▶ [Stated goal]:
With the pictures left out, copy the listing below exactly.

▶ [Dataset extract]:
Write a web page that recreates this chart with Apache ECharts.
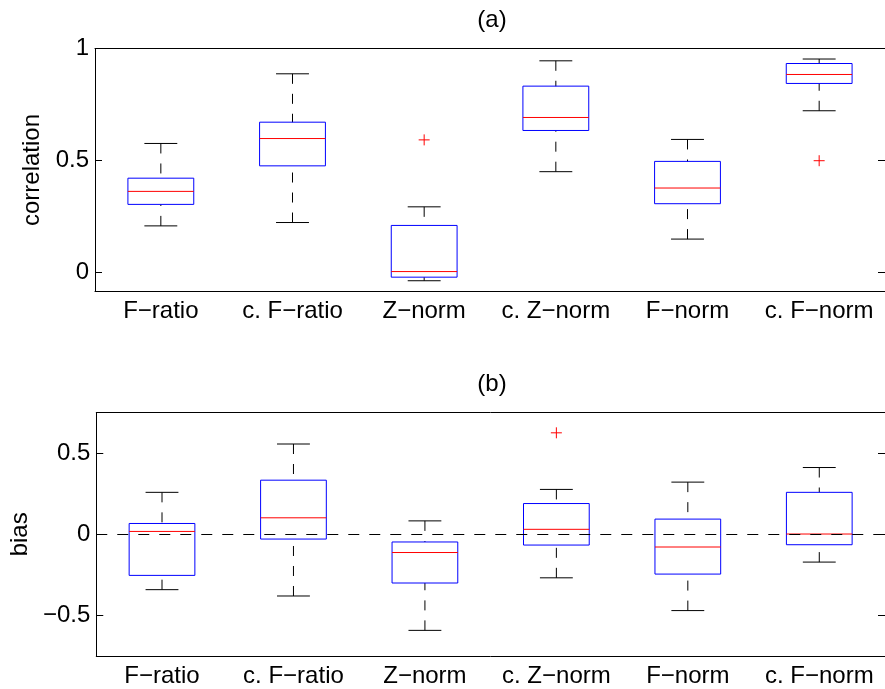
<!DOCTYPE html>
<html>
<head>
<meta charset="utf-8">
<script src="https://cdn.jsdelivr.net/npm/echarts@6/dist/echarts.min.js"></script>
<style>html,body{margin:0;padding:0;background:#fff;}#c{width:885px;height:689px;}</style>
</head>
<body>
<div id="c"></div>
<script>
// ---- data ----
const categories = ['F\u2212ratio', 'c. F\u2212ratio', 'Z\u2212norm', 'c. Z\u2212norm', 'F\u2212norm', 'c. F\u2212norm'];

// (a) correlation
const corrMin = [0.208, 0.223, -0.037, 0.450, 0.149, 0.722];
const corrQ1  = [0.304, 0.476, -0.021, 0.634, 0.307, 0.844];
const corrMed = [0.362, 0.598, 0.004, 0.692, 0.377, 0.884];
const corrQ3  = [0.421, 0.671, 0.210, 0.832, 0.496, 0.933];
const corrMax = [0.576, 0.887, 0.293, 0.945, 0.594, 0.953];
const corrOutlierCat = [2, 5];
const corrOutlierVal = [0.592, 0.499];

// (b) bias
const biasMin = [-0.341, -0.380, -0.592, -0.268, -0.470, -0.171];
const biasQ1  = [-0.253, -0.029, -0.300, -0.066, -0.245, -0.064];
const biasMed = [0.018, 0.102, -0.112, 0.031, -0.078, 0.002];
const biasQ3  = [0.067, 0.334, -0.047, 0.190, 0.094, 0.259];
const biasMax = [0.259, 0.557, 0.083, 0.277, 0.322, 0.412];
const biasOutlierCat = [3];
const biasOutlierVal = [0.626];

const corrTicks = [0, 0.5, 1];
const biasTicks = [-0.5, 0, 0.5];

// ---- build ----
const FONT = 'Liberation Sans, Arial, Helvetica, sans-serif';
const FS = 24;

function boxData(mn, q1, md, q3, mx) {
  return categories.map((c, i) => [i, mn[i], q1[i], md[i], q3[i], mx[i]]);
}
function outData(cats, vals) {
  return cats.map((c, i) => [c, vals[i]]);
}

function renderBox(params, api) {
  const i = api.value(0);
  const bw = api.size([1, 0])[0];
  const x = api.coord([i, 0])[0];
  const yMin = api.coord([i, api.value(1)])[1];
  const yQ1 = api.coord([i, api.value(2)])[1];
  const yMed = api.coord([i, api.value(3)])[1];
  const yQ3 = api.coord([i, api.value(4)])[1];
  const yMax = api.coord([i, api.value(5)])[1];
  const hb = bw * 0.25, hc = bw * 0.125;
  const dash = { stroke: '#000', lineWidth: 1, lineDash: [10, 10] };
  const solid = { stroke: '#000', lineWidth: 1 };
  return {
    type: 'group',
    children: [
      { type: 'line', shape: { x1: x, y1: yMax, x2: x, y2: yQ3 }, style: dash },
      { type: 'line', shape: { x1: x, y1: yMin, x2: x, y2: yQ1 }, style: dash },
      { type: 'line', shape: { x1: x - hc, y1: yMax, x2: x + hc, y2: yMax }, style: solid },
      { type: 'line', shape: { x1: x - hc, y1: yMin, x2: x + hc, y2: yMin }, style: solid },
      { type: 'rect', shape: { x: x - hb, y: yQ3, width: 2 * hb, height: yQ1 - yQ3 }, style: { fill: null, stroke: '#0000ff', lineWidth: 1 } },
      { type: 'line', shape: { x1: x - hb, y1: yMed, x2: x + hb, y2: yMed }, style: { stroke: '#ff0000', lineWidth: 1 } }
    ]
  };
}

function renderPlus(params, api) {
  const p = api.coord([api.value(0), api.value(1)]);
  const h = 5.5;
  const st = { stroke: '#ff0000', lineWidth: 1 };
  return {
    type: 'group',
    children: [
      { type: 'line', shape: { x1: p[0] - h, y1: p[1], x2: p[0] + h, y2: p[1] }, style: st },
      { type: 'line', shape: { x1: p[0], y1: p[1] - h, x2: p[0], y2: p[1] + h }, style: st }
    ]
  };
}

const axisLine = { show: true, onZero: false, lineStyle: { color: '#000', width: 1 } };
const txt = { color: '#000', fontFamily: FONT, fontSize: FS };
const fmt = v => String(v).replace('-', '\u2212');

function xAxes(gi) {
  return [
    { type: 'category', gridIndex: gi, position: 'bottom', data: categories, boundaryGap: true,
      axisLine: axisLine, axisTick: { inside: true, alignWithLabel: true, length: 7, lineStyle: { color: '#000' } },
      axisLabel: Object.assign({ margin: 8, interval: 0 }, txt), splitLine: { show: false } },
    { type: 'category', gridIndex: gi, position: 'top', data: categories, boundaryGap: true,
      axisLine: axisLine, axisTick: { inside: true, alignWithLabel: true, length: 7, lineStyle: { color: '#000' } },
      axisLabel: { show: false }, splitLine: { show: false } }
  ];
}
function yAxes(gi, mn, mx, ticks, name, gap) {
  return [
    { type: 'value', gridIndex: gi, position: 'left', min: mn, max: mx,
      name: name, nameLocation: 'middle', nameGap: gap, nameRotate: 90, nameTextStyle: txt,
      axisLine: axisLine, axisTick: { show: true, inside: true, length: 7, customValues: ticks, lineStyle: { color: '#000' } },
      axisLabel: Object.assign({ margin: 6, customValues: ticks, formatter: fmt }, txt), splitLine: { show: false } },
    { type: 'value', gridIndex: gi, position: 'right', min: mn, max: mx,
      axisLine: axisLine, axisTick: { show: true, inside: true, length: 7, customValues: ticks, lineStyle: { color: '#000' } },
      axisLabel: { show: false }, splitLine: { show: false } }
  ];
}

const option = {
  animation: false,
  backgroundColor: '#fff',
  textStyle: { fontFamily: FONT },
  grid: [
    { left: 95, top: 48.5, width: 796, height: 243 },
    { left: 95, top: 412.7, width: 796, height: 243.3 }
  ],
  graphic: [
    { type: 'text', x: 492, y: 20, style: { text: '(a)', fill: '#000', font: FS + 'px ' + FONT, textAlign: 'center', textVerticalAlign: 'middle' } },
    { type: 'text', x: 492, y: 384, style: { text: '(b)', fill: '#000', font: FS + 'px ' + FONT, textAlign: 'center', textVerticalAlign: 'middle' } }
  ],
  xAxis: xAxes(0).concat(xAxes(1)),
  yAxis: yAxes(0, -0.085, 1, corrTicks, 'correlation', 47).concat(yAxes(1, -0.75, 0.75, biasTicks, 'bias', 62)),
  series: [
    { type: 'custom', xAxisIndex: 0, yAxisIndex: 0, renderItem: renderBox, data: boxData(corrMin, corrQ1, corrMed, corrQ3, corrMax), encode: { x: 0, y: [1, 2, 3, 4, 5] }, z: 2, silent: true },
    { type: 'custom', xAxisIndex: 0, yAxisIndex: 0, renderItem: renderPlus, data: outData(corrOutlierCat, corrOutlierVal), encode: { x: 0, y: 1 }, z: 3, silent: true },
    { type: 'custom', xAxisIndex: 2, yAxisIndex: 2, renderItem: renderBox, data: boxData(biasMin, biasQ1, biasMed, biasQ3, biasMax), encode: { x: 0, y: [1, 2, 3, 4, 5] }, z: 2, silent: true },
    { type: 'custom', xAxisIndex: 2, yAxisIndex: 2, renderItem: renderPlus, data: outData(biasOutlierCat, biasOutlierVal), encode: { x: 0, y: 1 }, z: 3, silent: true },
    { type: 'line', xAxisIndex: 2, yAxisIndex: 2, data: [], z: 5, silent: true,
      markLine: { silent: true, symbol: ['none', 'none'], label: { show: false },
        lineStyle: { color: '#000', width: 1, type: [11, 10] }, data: [{ yAxis: 0 }] } }
  ]
};

const chart = echarts.init(document.getElementById('c'), null, { renderer: 'canvas' });
chart.setOption(option);
</script>
</body>
</html>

▶ [Correct answer]:
Write a web page that recreates this chart with Apache ECharts.
<!DOCTYPE html>
<html>
<head>
<meta charset="utf-8">
<script src="https://cdn.jsdelivr.net/npm/echarts@6/dist/echarts.min.js"></script>
<style>html,body{margin:0;padding:0;background:#fff;}#c{width:885px;height:689px;}</style>
</head>
<body>
<div id="c"></div>
<script>
// ---- data ----
const categories = ['F\u2212ratio', 'c. F\u2212ratio', 'Z\u2212norm', 'c. Z\u2212norm', 'F\u2212norm', 'c. F\u2212norm'];

// (a) correlation
const corrMin = [0.208, 0.223, -0.037, 0.450, 0.149, 0.722];
const corrQ1  = [0.304, 0.476, -0.021, 0.634, 0.307, 0.844];
const corrMed = [0.362, 0.598, 0.004, 0.692, 0.377, 0.884];
const corrQ3  = [0.421, 0.671, 0.210, 0.832, 0.496, 0.933];
const corrMax = [0.576, 0.887, 0.293, 0.945, 0.594, 0.953];
const corrOutlierCat = [2, 5];
const corrOutlierVal = [0.592, 0.499];

// (b) bias
const biasMin = [-0.341, -0.380, -0.592, -0.268, -0.470, -0.171];
const biasQ1  = [-0.253, -0.029, -0.300, -0.066, -0.245, -0.064];
const biasMed = [0.018, 0.102, -0.112, 0.031, -0.078, 0.002];
const biasQ3  = [0.067, 0.334, -0.047, 0.190, 0.094, 0.259];
const biasMax = [0.259, 0.557, 0.083, 0.277, 0.322, 0.412];
const biasOutlierCat = [3];
const biasOutlierVal = [0.626];

const corrTicks = [0, 0.5, 1];
const biasTicks = [-0.5, 0, 0.5];

// ---- build ----
const FONT = 'Liberation Sans, Arial, Helvetica, sans-serif';
const FS = 24;

function boxData(mn, q1, md, q3, mx) {
  return categories.map((c, i) => [i, mn[i], q1[i], md[i], q3[i], mx[i]]);
}
function outData(cats, vals) {
  return cats.map((c, i) => [c, vals[i]]);
}

function renderBox(params, api) {
  const i = api.value(0);
  const bw = api.size([1, 0])[0];
  const x = api.coord([i, 0])[0];
  const yMin = api.coord([i, api.value(1)])[1];
  const yQ1 = api.coord([i, api.value(2)])[1];
  const yMed = api.coord([i, api.value(3)])[1];
  const yQ3 = api.coord([i, api.value(4)])[1];
  const yMax = api.coord([i, api.value(5)])[1];
  const hb = bw * 0.25, hc = bw * 0.125;
  const dash = { stroke: '#000', lineWidth: 1, lineDash: [10, 10] };
  const solid = { stroke: '#000', lineWidth: 1 };
  return {
    type: 'group',
    children: [
      { type: 'line', shape: { x1: x, y1: yMax, x2: x, y2: yQ3 }, style: dash },
      { type: 'line', shape: { x1: x, y1: yMin, x2: x, y2: yQ1 }, style: dash },
      { type: 'line', shape: { x1: x - hc, y1: yMax, x2: x + hc, y2: yMax }, style: solid },
      { type: 'line', shape: { x1: x - hc, y1: yMin, x2: x + hc, y2: yMin }, style: solid },
      { type: 'rect', shape: { x: x - hb, y: yQ3, width: 2 * hb, height: yQ1 - yQ3 }, style: { fill: null, stroke: '#0000ff', lineWidth: 1 } },
      { type: 'line', shape: { x1: x - hb, y1: yMed, x2: x + hb, y2: yMed }, style: { stroke: '#ff0000', lineWidth: 1 } }
    ]
  };
}

function renderPlus(params, api) {
  const p = api.coord([api.value(0), api.value(1)]);
  const h = 5.5;
  const st = { stroke: '#ff0000', lineWidth: 1 };
  return {
    type: 'group',
    children: [
      { type: 'line', shape: { x1: p[0] - h, y1: p[1], x2: p[0] + h, y2: p[1] }, style: st },
      { type: 'line', shape: { x1: p[0], y1: p[1] - h, x2: p[0], y2: p[1] + h }, style: st }
    ]
  };
}

const axisLine = { show: true, onZero: false, lineStyle: { color: '#000', width: 1 } };
const txt = { color: '#000', fontFamily: FONT, fontSize: FS };
const fmt = v => String(v).replace('-', '\u2212');

function xAxes(gi) {
  return [
    { type: 'category', gridIndex: gi, position: 'bottom', data: categories, boundaryGap: true,
      axisLine: axisLine, axisTick: { inside: true, alignWithLabel: true, length: 7, lineStyle: { color: '#000' } },
      axisLabel: Object.assign({ margin: 8, interval: 0 }, txt), splitLine: { show: false } },
    { type: 'category', gridIndex: gi, position: 'top', data: categories, boundaryGap: true,
      axisLine: axisLine, axisTick: { inside: true, alignWithLabel: true, length: 7, lineStyle: { color: '#000' } },
      axisLabel: { show: false }, splitLine: { show: false } }
  ];
}
function yAxes(gi, mn, mx, ticks, name, gap) {
  return [
    { type: 'value', gridIndex: gi, position: 'left', min: mn, max: mx,
      name: name, nameLocation: 'middle', nameGap: gap, nameRotate: 90, nameTextStyle: txt,
      axisLine: axisLine, axisTick: { show: true, inside: true, length: 7, customValues: ticks, lineStyle: { color: '#000' } },
      axisLabel: Object.assign({ margin: 6, customValues: ticks, formatter: fmt }, txt), splitLine: { show: false } },
    { type: 'value', gridIndex: gi, position: 'right', min: mn, max: mx,
      axisLine: axisLine, axisTick: { show: true, inside: true, length: 7, customValues: ticks, lineStyle: { color: '#000' } },
      axisLabel: { show: false }, splitLine: { show: false } }
  ];
}

const option = {
  animation: false,
  backgroundColor: '#fff',
  textStyle: { fontFamily: FONT },
  grid: [
    { left: 95, top: 48.5, width: 796, height: 243 },
    { left: 95, top: 412.7, width: 796, height: 243.3 }
  ],
  graphic: [
    { type: 'text', x: 492, y: 20, style: { text: '(a)', fill: '#000', font: FS + 'px ' + FONT, textAlign: 'center', textVerticalAlign: 'middle' } },
    { type: 'text', x: 492, y: 384, style: { text: '(b)', fill: '#000', font: FS + 'px ' + FONT, textAlign: 'center', textVerticalAlign: 'middle' } }
  ],
  xAxis: xAxes(0).concat(xAxes(1)),
  yAxis: yAxes(0, -0.085, 1, corrTicks, 'correlation', 47).concat(yAxes(1, -0.75, 0.75, biasTicks, 'bias', 62)),
  series: [
    { type: 'custom', xAxisIndex: 0, yAxisIndex: 0, renderItem: renderBox, data: boxData(corrMin, corrQ1, corrMed, corrQ3, corrMax), encode: { x: 0, y: [1, 2, 3, 4, 5] }, z: 2, silent: true },
    { type: 'custom', xAxisIndex: 0, yAxisIndex: 0, renderItem: renderPlus, data: outData(corrOutlierCat, corrOutlierVal), encode: { x: 0, y: 1 }, z: 3, silent: true },
    { type: 'custom', xAxisIndex: 2, yAxisIndex: 2, renderItem: renderBox, data: boxData(biasMin, biasQ1, biasMed, biasQ3, biasMax), encode: { x: 0, y: [1, 2, 3, 4, 5] }, z: 2, silent: true },
    { type: 'custom', xAxisIndex: 2, yAxisIndex: 2, renderItem: renderPlus, data: outData(biasOutlierCat, biasOutlierVal), encode: { x: 0, y: 1 }, z: 3, silent: true },
    { type: 'line', xAxisIndex: 2, yAxisIndex: 2, data: [], z: 5, silent: true,
      markLine: { silent: true, symbol: ['none', 'none'], label: { show: false },
        lineStyle: { color: '#000', width: 1, type: [11, 10] }, data: [{ yAxis: 0 }] } }
  ]
};

const chart = echarts.init(document.getElementById('c'), null, { renderer: 'canvas' });
chart.setOption(option);
</script>
</body>
</html>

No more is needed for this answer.